Building African economies back, better and stronger than before

An employee dismantles old solar panels, for e-waste processing, at E-Terra Matter Recovery and Recycling Facility in Festac, Lagos, Nigeria June 19, 2020. Picture taken June 19, 2020. REUTERS/Temilade Adelaja
Editor's note:

Below is a Viewpoint from Chapter 5 of the Foresight Africa 2021 report, which explores top priorities for the region in the coming year. This year’s issue focuses on strategies for Africa to confront the twin health and economic crises created by the COVID-19 pandemic and emerge stronger than ever. Read the full chapter on continental integration.

Foresight Africa 2021The COVID-19 pandemic has upended the world economic order as we know it and may be the gravest challenge that Africa’s leaders have faced since independence.

Africa, like other regions, is reeling from the pandemic’s economic and social consequences. The global economic downturn is undercutting every sector of Africa’s economy. Growth is expected to turn negative for the first time in almost 50 years, threatening the hard-won development gains of past decades. An additional 43 million Africans might be pushed into poverty.

It is in these exceptional circumstances that, in August 2020, I was unanimously re-elected to a second term as president of the African Development Bank. Today, more than ever, I feel the burden of responsibility that comes with this honor. It will be my duty to ensure that the Bank rises to the challenge, standing in solidarity with African countries as they respond to the rapidly evolving crisis.

Extraordinary times call for extraordinary measures. Indeed, the International Monetary Fund (IMF) estimates that Africa will need $1.2 trillion over the next three years to recover from the epidemic.

The good news is that African countries have already taken a bold range of actions, from ambitious public health interventions to flatten the curve, to the expansion of social safety nets, to monetary and fiscal interventions on an unprecedented scale.
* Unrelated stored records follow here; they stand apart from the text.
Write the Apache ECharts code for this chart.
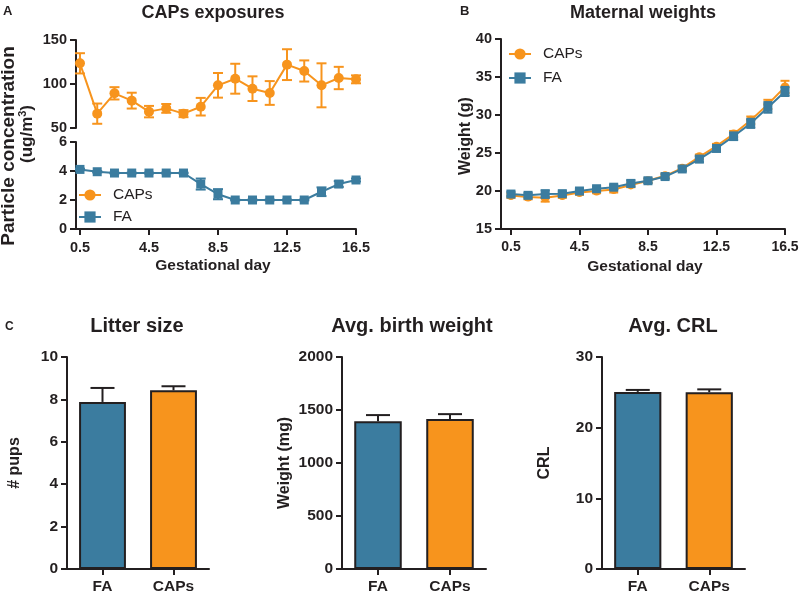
<!DOCTYPE html>
<html><head><meta charset="utf-8">
<script src="https://cdn.jsdelivr.net/npm/echarts@6/dist/echarts.min.js"></script>
<style>html,body{margin:0;padding:0;background:#fff}#c{width:800px;height:591px}</style>
</head><body><div id="c"></div>
<script>
// ---- data ----
const days = [0.5,1.5,2.5,3.5,4.5,5.5,6.5,7.5,8.5,9.5,10.5,11.5,12.5,13.5,14.5,15.5,16.5];
const dayTicks = [0.5,4.5,8.5,12.5,16.5];
const capsConc    = [123.5,66.3,89.4,81.1,68.6,72.3,66.3,74.2,98.5,106,94.7,89.8,122,114.8,98.5,106.8,105.3];
const capsConcErr = [11.5,11.5,7,9,6.5,5,4,10,14,17,14,13.5,17.5,12,25,12.7,4.5];
const faConc      = [4.11,3.95,3.86,3.86,3.86,3.86,3.86,3.1,2.4,2.0,2.0,2.0,2.0,2.0,2.57,3.1,3.38];
const faConcErr   = [0.05,0.05,0.03,0.03,0.03,0.03,0.03,0.38,0.35,0.03,0.03,0.03,0.03,0.03,0.3,0.2,0.1];
const capsWeight    = [19.4,19.2,19.1,19.4,19.8,20.0,20.2,20.8,21.35,22.0,23.0,24.5,25.9,27.5,29.3,31.4,33.7];
const capsWeightErr = [0.3,0.3,0.5,0.3,0.3,0.3,0.4,0.3,0.3,0.3,0.3,0.3,0.3,0.4,0.5,0.6,0.8];
const faWeight      = [19.6,19.43,19.6,19.65,20.0,20.3,20.5,21.0,21.35,21.9,22.9,24.2,25.6,27.2,28.9,31.0,33.1];
const faWeightErr   = [0.3,0.3,0.5,0.3,0.3,0.3,0.3,0.4,0.3,0.3,0.3,0.4,0.4,0.5,0.6,0.7,0.6];
const groups = ['FA','CAPs'];
const litter = [7.88, 8.43];
const litterErr = [0.66, 0.19];
const birthWeight = [1395, 1414];
const birthWeightErr = [57, 47];
const crl = [25.06, 25.02];
const crlErr = [0.28, 0.4];

// ---- styling ----
const ORANGE = '#F7941D', BLUE = '#3B7C9F', INK = '#231F20';
const FONT = '"Liberation Sans", Arial, sans-serif';

const chart = echarts.init(document.getElementById('c'));

function errSeries(xi, yi, data, color, capW, lw, upOnly, z) {
  return {
    type: 'custom', xAxisIndex: xi, yAxisIndex: yi, z: z, silent: true,
    encode: {x: 0, y: 1},
    data: data,
    renderItem: function (params, api) {
      const x = api.value(0), y = api.value(1), e = api.value(2);
      const t = api.coord([x, y + e]);
      const b = api.coord([x, upOnly ? y : y - e]);
      const h = capW / 2;
      const style = {stroke: color, lineWidth: lw};
      const ch = [
        {type: 'line', shape: {x1: t[0], y1: t[1], x2: b[0], y2: b[1]}, style: style},
        {type: 'line', shape: {x1: t[0] - h, y1: t[1], x2: t[0] + h, y2: t[1]}, style: style}
      ];
      if (!upOnly) ch.push({type: 'line', shape: {x1: b[0] - h, y1: b[1], x2: b[0] + h, y2: b[1]}, style: style});
      return {type: 'group', children: ch};
    }
  };
}
const tri = (xs, ys, es) => ys.map((v, i) => [xs[i], v, es[i]]);
const pairs = (xs, ys) => ys.map((v, i) => [xs[i], v]);

const axLine = {show: true, onZero: false, lineStyle: {color: INK, width: 2}};
const axTick = {show: true, length: 6, lineStyle: {color: INK, width: 2}};
function axLab(size, margin) {
  return {color: INK, fontWeight: 'bold', fontSize: size, fontFamily: FONT, margin: margin, formatter: v => String(v)};
}

function valX(grid, min, show, size) {
  return {
    type: 'value', gridIndex: grid, min: min, max: 16.5, show: show,
    axisLine: axLine, splitLine: {show: false},
    axisTick: Object.assign({}, axTick, {customValues: dayTicks}),
    axisLabel: Object.assign(axLab(size, 11), {customValues: dayTicks, formatter: v => Number(v).toFixed(1)})
  };
}
function catX(grid) {
  return {
    type: 'category', gridIndex: grid, data: groups,
    axisLine: axLine, axisTick: Object.assign({}, axTick, {alignWithLabel: true}),
    axisLabel: Object.assign(axLab(15.5, 10), {formatter: v => v}), splitLine: {show: false}
  };
}
function valY(grid, min, max, interval, size) {
  return {
    type: 'value', gridIndex: grid, min: min, max: max, interval: interval,
    axisLine: axLine, axisTick: axTick, axisLabel: axLab(size, 9), splitLine: {show: false}
  };
}

function txt(x, y, text, size, opts) {
  return Object.assign({
    type: 'text', x: x, y: y, silent: true,
    style: {text: text, fill: INK, font: 'bold ' + size + 'px ' + FONT, textAlign: 'center', textVerticalAlign: 'middle'}
  }, opts || {});
}
function letter(x, y, text, size) {
  return {type: 'text', x: x, y: y, silent: true,
    style: {text: text, fill: INK, font: 'bold ' + size + 'px ' + FONT, textAlign: 'left', textVerticalAlign: 'middle'}};
}

const legendBase = {
  orient: 'vertical', data: ['CAPs', 'FA'], itemWidth: 22, itemHeight: 14, padding: 0,
  textStyle: {color: INK, fontSize: 15.5, fontFamily: FONT, padding: [0, 0, 0, 7]}, selectedMode: false
};
const G = (o) => Object.assign({outerBoundsMode: 'none', containLabel: false}, o);

const option = {
  animation: false,
  backgroundColor: '#fff',
  grid: [
    G({left: 76, top: 40, width: 280, height: 88}),
    G({left: 76, top: 142, width: 280, height: 87}),
    G({left: 501, top: 39, width: 284, height: 190}),
    G({left: 67, top: 357, width: 142, height: 212}),
    G({left: 342, top: 357, width: 144, height: 212}),
    G({left: 602, top: 357, width: 143, height: 212})
  ],
  xAxis: [valX(0, 0.27, false, 14.5), valX(1, 0.27, true, 14.5), valX(2, -0.08, true, 14), catX(3), catX(4), catX(5)],
  yAxis: [valY(0, 50, 150, 50, 14.5), valY(1, 0, 6, 2, 14.5), valY(2, 15, 40, 5, 14.5),
          valY(3, 0, 10, 2, 15.5), valY(4, 0, 2000, 500, 15.5), valY(5, 0, 30, 10, 15.5)],
  legend: [
    Object.assign({left: 78, top: 187, itemGap: 6}, legendBase),
    Object.assign({left: 508, top: 46, itemGap: 8}, legendBase)
  ],
  graphic: [
    letter(3, 11, 'A', 13),
    txt(213, 13, 'CAPs exposures', 18),
    letter(460, 11, 'B', 13),
    txt(643, 13, 'Maternal weights', 18),
    letter(5, 327, 'C', 12),
    txt(137, 326, 'Litter size', 20),
    txt(412, 326, 'Avg. birth weight', 20),
    txt(673, 326, 'Avg. CRL', 20),
    txt(9, 146, 'Particle concentration', 19, {rotation: Math.PI / 2}),
    {type: 'text', x: 27, y: 134, rotation: Math.PI / 2, silent: true,
     style: {text: '(ug/m{sup|3})', fill: INK, font: 'bold 17px ' + FONT, textAlign: 'center', textVerticalAlign: 'middle',
             rich: {sup: {fontSize: 11, fontWeight: 'bold', fontFamily: FONT, fill: INK, verticalAlign: 'top', padding: [0, 0, 8, 0]}}}},
    txt(213, 266, 'Gestational day', 15.5),
    txt(645, 267, 'Gestational day', 15.5),
    txt(466, 136, 'Weight (g)', 16, {rotation: Math.PI / 2}),
    txt(15, 463, '# pups', 16, {rotation: Math.PI / 2}),
    txt(285, 463, 'Weight (mg)', 16, {rotation: Math.PI / 2}),
    txt(545, 463, 'CRL', 16, {rotation: Math.PI / 2})
  ],
  series: [
    // Panel A
    errSeries(0, 0, tri(days, capsConc, capsConcErr), ORANGE, 10, 2, false, 2),
    {type: 'line', name: 'CAPs', xAxisIndex: 0, yAxisIndex: 0, data: pairs(days, capsConc),
     symbol: 'circle', symbolSize: 10, lineStyle: {color: ORANGE, width: 2}, itemStyle: {color: ORANGE}, z: 3},
    errSeries(1, 1, tri(days, faConc, faConcErr), BLUE, 10, 2, false, 2),
    {type: 'line', name: 'FA', xAxisIndex: 1, yAxisIndex: 1, data: pairs(days, faConc),
     symbol: 'rect', symbolSize: 9, lineStyle: {color: BLUE, width: 2}, itemStyle: {color: BLUE}, z: 3},
    // Panel B
    errSeries(2, 2, tri(days, capsWeight, capsWeightErr), ORANGE, 9, 2, false, 2),
    {type: 'line', name: 'CAPs', xAxisIndex: 2, yAxisIndex: 2, data: pairs(days, capsWeight),
     symbol: 'circle', symbolSize: 9, lineStyle: {color: ORANGE, width: 2}, itemStyle: {color: ORANGE}, z: 3},
    errSeries(2, 2, tri(days, faWeight, faWeightErr), BLUE, 9, 2, false, 4),
    {type: 'line', name: 'FA', xAxisIndex: 2, yAxisIndex: 2, data: pairs(days, faWeight),
     symbol: 'rect', symbolSize: 9, lineStyle: {color: BLUE, width: 2}, itemStyle: {color: BLUE}, z: 5},
    // Panel C
    ...[[3, litter, litterErr], [4, birthWeight, birthWeightErr], [5, crl, crlErr]].flatMap(([g, vals, errs]) => [
      {type: 'bar', xAxisIndex: g, yAxisIndex: g, barWidth: '66%', z: 2,
       data: vals.map((v, i) => ({value: v, itemStyle: {color: i === 0 ? BLUE : ORANGE, borderColor: INK, borderWidth: 2}}))},
      errSeries(g, g, tri([0, 1], vals, errs), INK, 24, 2, true, 3)
    ])
  ]
};
chart.setOption(option);
</script>
</body></html>
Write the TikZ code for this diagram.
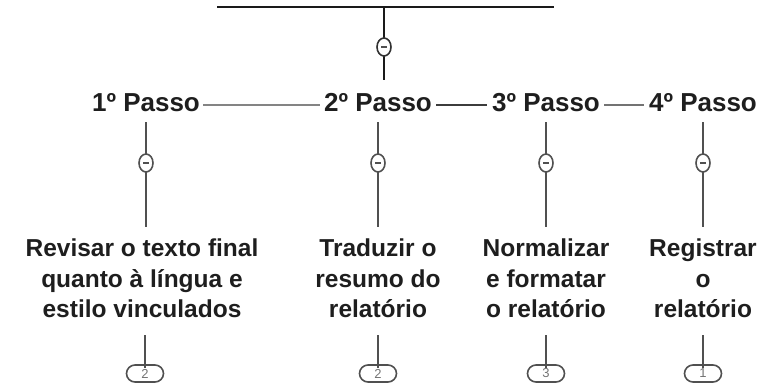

The Bank responded swiftly in April 2020 by launching a $10 billion COVID-19 Rapid Response Facility, which provides liquidity through crisis response budget support in order to help African governments implement their plans to control and mitigate the virus and its impacts. The month before, the Bank also launched a record-breaking $3 billion “Fight COVID-19” social bond on the global market—the largest-ever U.S. dollar-denominated social bond.

The Bank will continue to leverage its financial standing, its triple-A rating, and its convening power to mobilize the funds Africa needs to build back better and stronger. Each year, the Africa Investment Forum (AIF) brings together development finance institutions, commercial banks, sovereign wealth funds, pension funds, private investors, project sponsors, and policymakers to link Africa’s investment opportunities to sources of capital. Last year’s edition of the AIF developed a pipeline of 230 projects valued at $208 billion.

We will also make full use of the additional $115 billion in capital that the Bank’s shareholders entrusted to us as part of our seventh general capital increase.

Our strategic direction will continue to be guided by our High-5 priorities: Light Up and Power Africa, Feed Africa, Industrialize Africa, Integrate Africa, and Improve the Quality of Life of the People of Africa. Across the High-5s, we will work with African countries and our development partners to identify, selectively, the most strategic investments that will maximize development impact.